Thursday, October 29, 2009

Letting Go of the Ones We Love

Today ended up being a very different day than I had expected. I called it, Spontaneous and Emotional. Nothing was planned, and what I did do was a very emotional thing. Being on the phone with one of my best friends who is in the process of losing her grandmother, I found myself wanting to reach out in a way I never thought I could. Melinda and I have seen each other through so much in the last 14 years. We have seen each other in many different lights. When my grandmother passed away, I was not in the same place as Melinda is watching her grandmother through the dying process. I was selfish. I felt bad for the suffering that Mimi was experiencing, but I could not get past the suffering that I felt in order to let her go. The emptiness that I had feared since I was a child, was becoming a very unwanted reality.

A family member of Melinda's is feeling very similar to how I did. While Melinda is at peace with this and praying for her grandmother to go home and be at peace, this family member is scared for what lies ahead after Nan's passing. After I opened up to Melinda about my feelings when Mimi passed away, we both agreed that it would be very beneficial for me to have a talk with her Aunt. Going to Nan's house today was very emotional to me. I had no idea what she was going to look like, nor did I want to remember her at such an ill state. When I saw her laying in her bed, she looked so peaceful. I looked at her and told her that she already looked like an angel. My heart felt peaceful.
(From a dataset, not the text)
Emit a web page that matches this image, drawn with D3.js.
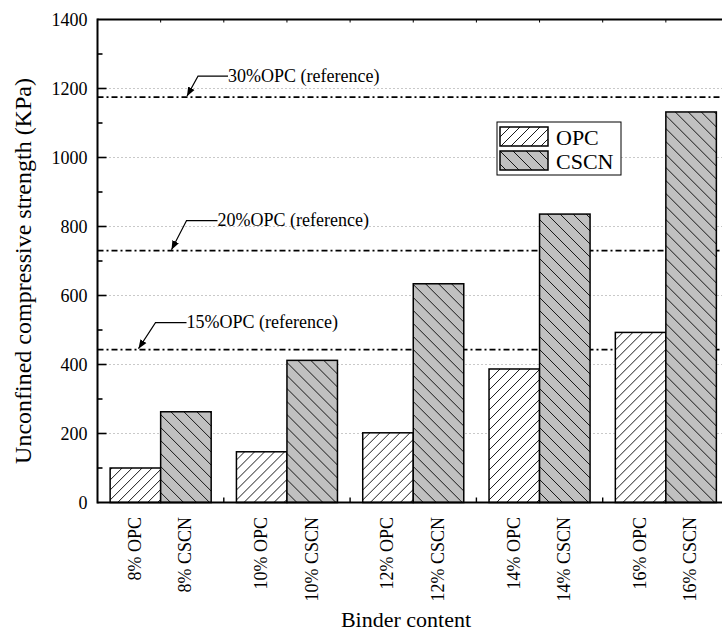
<!DOCTYPE html>
<html>
<head>
<meta charset="utf-8">
<script src="https://cdnjs.cloudflare.com/ajax/libs/d3/7.8.5/d3.min.js"></script>
<style>
  body { margin: 0; background: #fff; }
</style>
</head>
<body>
<div id="chart"></div>
<script>
// binder contents (groups along x)
var groups = ["8%", "10%", "12%", "14%", "16%"];
var series = ["OPC", "CSCN"];
// unconfined compressive strength, KPa
var opcValues = [100, 147, 202, 387, 493];
var cscnValues = [263, 412, 634, 836, 1132];
// reference levels (OPC at higher dosage)
var refNames = ["30%OPC (reference)", "20%OPC (reference)", "15%OPC (reference)"];
var refValues = [1175, 730, 443];
var yTicks = [0, 200, 400, 600, 800, 1000, 1200, 1400];

var FONT = "'Liberation Serif', 'Times New Roman', Times, serif";
var W = 722, H = 633;
var svg = d3.select("#chart").append("svg")
  .attr("width", W)
  .attr("height", H)
  .style("font-family", FONT);

var pLeft = 97.5, pRight = 729, pTop = 19.5, pBottom = 502.5;

var x = d3.scaleBand().domain(groups).range([pLeft, pRight])
  .paddingInner(0.2).paddingOuter(0.1);
var xs = d3.scaleBand().domain(series).range([0, x.bandwidth()]);
var y = d3.scaleLinear().domain([0, 1400]).range([pBottom, pTop]);

/* hatch patterns */
var defs = svg.append("defs");
var p1 = defs.append("pattern").attr("id", "hatchOPC")
  .attr("patternUnits", "userSpaceOnUse")
  .attr("width", 10).attr("height", 10);
p1.append("rect").attr("width", 10).attr("height", 10).attr("fill", "#fff");
p1.append("path").attr("d", "M-1,1 l2,-2 M0,10 l10,-10 M9,11 l2,-2")
  .attr("stroke", "#000").attr("stroke-width", 0.9);

var p2 = defs.append("pattern").attr("id", "hatchCSCN")
  .attr("patternUnits", "userSpaceOnUse")
  .attr("width", 13).attr("height", 13);
p2.append("rect").attr("width", 13).attr("height", 13).attr("fill", "#c0c0c0");
p2.append("path").attr("d", "M-1,12 l2,2 M0,0 l13,13 M12,-1 l2,2")
  .attr("stroke", "#000").attr("stroke-width", 0.9);

var fills = { OPC: "url(#hatchOPC)", CSCN: "url(#hatchCSCN)" };

/* dotted grid */
svg.append("g").selectAll("line")
  .data(yTicks.filter(function(d){ return d > 0 && d < 1400; }))
  .enter().append("line")
  .attr("x1", pLeft).attr("x2", pRight)
  .attr("y1", function(d){ return y(d); })
  .attr("y2", function(d){ return y(d); })
  .attr("stroke", "#777")
  .attr("stroke-width", 0.8)
  .attr("stroke-dasharray", "1,3");

/* reference lines */
svg.append("g").selectAll("line")
  .data(refValues)
  .enter().append("line")
  .attr("x1", pLeft).attr("x2", pRight)
  .attr("y1", function(d){ return y(d); })
  .attr("y2", function(d){ return y(d); })
  .attr("stroke", "#000")
  .attr("stroke-width", 1.8)
  .attr("stroke-dasharray", "6,3,2,3");

/* bars */
var rows = groups.map(function(g, i) {
  return [{ g: g, s: "OPC", v: opcValues[i] }, { g: g, s: "CSCN", v: cscnValues[i] }];
});
var bars = svg.append("g").selectAll("g")
  .data(rows).enter().append("g")
  .attr("transform", function(d){ return "translate(" + x(d[0].g) + ",0)"; });
bars.selectAll("rect")
  .data(function(d){ return d; })
  .enter().append("rect")
  .attr("x", function(d){ return xs(d.s); })
  .attr("y", function(d){ return y(d.v); })
  .attr("width", xs.bandwidth())
  .attr("height", function(d){ return y(0) - y(d.v); })
  .attr("fill", function(d){ return fills[d.s]; })
  .attr("stroke", "#000")
  .attr("stroke-width", 1.5);

/* annotations with arrows */
defs.append("marker").attr("id", "arrow")
  .attr("viewBox", "0 0 10 10").attr("refX", 10).attr("refY", 5)
  .attr("markerWidth", 9).attr("markerHeight", 9)
  .attr("markerUnits", "userSpaceOnUse")
  .attr("orient", "auto")
  .append("path").attr("d", "M0,1 L10,5 L0,9 z").attr("fill", "#000");

var annLayout = [
  { tipX: 187, dx: 11, dy: -21, run: 30 },
  { tipX: 171.5, dx: 15, dy: -30, run: 31 },
  { tipX: 138.5, dx: 17, dy: -27, run: 31 }
];
var ann = svg.append("g").selectAll("g")
  .data(refValues).enter().append("g");
ann.append("path")
  .attr("d", function(d, i) {
    var a = annLayout[i], ty = y(d);
    return "M" + (a.tipX + a.dx + a.run) + "," + (ty + a.dy) +
      " H" + (a.tipX + a.dx) + " L" + a.tipX + "," + (ty - 1);
  })
  .attr("fill", "none")
  .attr("stroke", "#000")
  .attr("stroke-width", 1.1)
  .attr("marker-end", "url(#arrow)");
ann.append("text")
  .attr("x", function(d, i){ var a = annLayout[i]; return a.tipX + a.dx + a.run; })
  .attr("y", function(d, i){ return y(d) + annLayout[i].dy; })
  .attr("dy", "0.32em")
  .style("font-family", FONT)
  .attr("font-size", 18)
  .text(function(d, i){ return refNames[i]; });

/* axes */
var yAxis = d3.axisLeft(y).tickValues(yTicks).tickSize(0).tickPadding(10)
  .tickFormat(d3.format("d"));
var gy = svg.append("g").attr("transform", "translate(" + pLeft + ",0)").call(yAxis);
gy.attr("font-family", null).attr("font-size", null);
gy.select(".domain").remove();
gy.selectAll("text").attr("font-size", 18).attr("fill", "#000").style("font-family", FONT);

// inward ticks on the left axis
var minor = d3.range(100, 1400, 100);
svg.append("g").selectAll("line")
  .data(minor).enter().append("line")
  .attr("x1", pLeft)
  .attr("x2", function(d){ return pLeft + (d % 200 === 0 ? 9 : 5); })
  .attr("y1", function(d){ return y(d); })
  .attr("y2", function(d){ return y(d); })
  .attr("stroke", "#000").attr("stroke-width", 1.6);

// inward ticks on the bottom axis between groups, and on the top axis
var between = groups.slice(1).map(function(g){ return x(g) - x.step() * x.paddingInner() / 2; });
svg.append("g").selectAll("line")
  .data(between).enter().append("line")
  .attr("x1", function(d){ return d; }).attr("x2", function(d){ return d; })
  .attr("y1", pBottom).attr("y2", pBottom - 5)
  .attr("stroke", "#000").attr("stroke-width", 1.4);
var topTicks = between.concat(groups.map(function(g){ return x(g) + x.bandwidth() / 2; }));
svg.append("g").selectAll("line")
  .data(topTicks).enter().append("line")
  .attr("x1", function(d){ return d; }).attr("x2", function(d){ return d; })
  .attr("y1", pTop).attr("y2", pTop + 3)
  .attr("stroke", "#000").attr("stroke-width", 1);

// frame lines
svg.append("line").attr("x1", pLeft).attr("x2", pRight).attr("y1", pBottom).attr("y2", pBottom)
  .attr("stroke", "#000").attr("stroke-width", 2.2);
svg.append("line").attr("x1", pLeft).attr("x2", pRight).attr("y1", pTop).attr("y2", pTop)
  .attr("stroke", "#000").attr("stroke-width", 2);
svg.append("line").attr("x1", pLeft).attr("x2", pLeft).attr("y1", pTop - 1).attr("y2", pBottom + 1)
  .attr("stroke", "#000").attr("stroke-width", 2);

/* rotated bar labels */
svg.append("g").selectAll("text")
  .data(d3.merge(rows)).enter().append("text")
  .attr("transform", function(d) {
    var cx = x(d.g) + xs(d.s) + xs.bandwidth() / 2 - 1;
    return "translate(" + cx + ",517) rotate(-90)";
  })
  .attr("text-anchor", "end")
  .attr("dy", "0.35em")
  .style("font-family", FONT)
  .attr("font-size", 18)
  .text(function(d){ return d.g + " " + d.s; });

/* axis titles */
svg.append("text")
  .attr("x", 406).attr("y", 627)
  .attr("text-anchor", "middle")
  .style("font-family", FONT)
  .attr("font-size", 22)
  .text("Binder content");
svg.append("text")
  .attr("transform", "translate(31,271) rotate(-90)")
  .attr("text-anchor", "middle")
  .style("font-family", FONT)
  .attr("font-size", 24)
  .text("Unconfined compressive strength (KPa)");

/* legend */
var lg = svg.append("g").attr("transform", "translate(497,122)");
lg.append("rect").attr("width", 124).attr("height", 53)
  .attr("fill", "#fff").attr("stroke", "#000").attr("stroke-width", 1);
var li = lg.selectAll("g.item").data(series).enter().append("g")
  .attr("class", "item")
  .attr("transform", function(d, i){ return "translate(3," + (5 + i * 24) + ")"; });
li.append("rect").attr("width", 48).attr("height", 19)
  .attr("fill", function(d){ return fills[d]; })
  .attr("stroke", "#000").attr("stroke-width", 1.5);
li.append("text").attr("x", 56).attr("y", 10).attr("dy", "0.35em")
  .style("font-family", FONT)
  .attr("font-size", 22)
  .text(function(d){ return d; });
</script>
</body>
</html>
I had a chance to stand next to Nan and rub my fingers over her forehead. She opened her eyes and said to me, "I just want to go home. I want to die." Tears streamed down her face as I felt that huge lump in my throat. I told her that she needed to pray and ask God to take her home. I also told her that we were all praying for her as well. While Melinda was by her side I took a walk whith her Aunt. When asking if she was ok, she answered that she was now but did not know how she would be once Nan was gone. My only way of explaining my own selfishness to Melinda's Aunt was to say that, "When we revolve our lives around one single person for so many years, it is almost impossible to even think of them leaving." Knowing that I told myself as a child that Mimi would never leave me, Melinda's Aunt admitted to me that she never pictured her life without her mom. It is a huge transition in our lives. Neither Melinda's Aunt nor I wanted to see our loved ones suffer at all. It is just a matter of not knowing how to stop our own pain and not knowing if we ever will.

Our talk went well. I know it was as beneficial to me as it hopefully was to Melinda's Aunt. It is ok to be selfish, angry, frustrated...and so on. God will forgive us, even if we feel angry at him. Nan asked Melinda's Aunt to stay by her side. So, I told her to go be there and embrace each moment she has left with her. Tell her the things that she feels because I had always regretted not telling Mimi all the things I had wanted to say. I tell Mimi now...in fact she is the one I talk to most. She was my best friend and continues to be. And unlike the few years after her death, I have healed from the loss of Mimi. I know Melinda's Aunt will as well. It takes time, prayer and support from those who love you.

I am deeply grateful that I had the chance to know Nan for the last 14 years. I am thankful that she was an inspiration to me and all those who surounded her. I honor her faith and her strength and her belief in God. I pray tonight that Nan passes in peace and isn't holding on because she is afraid to leave Melinda's Aunt behind. I am eternally grateful for the chance to tell Nan good-bye and that I loved her. She has always treated me like a part of her family and because of that, I am truly blessed.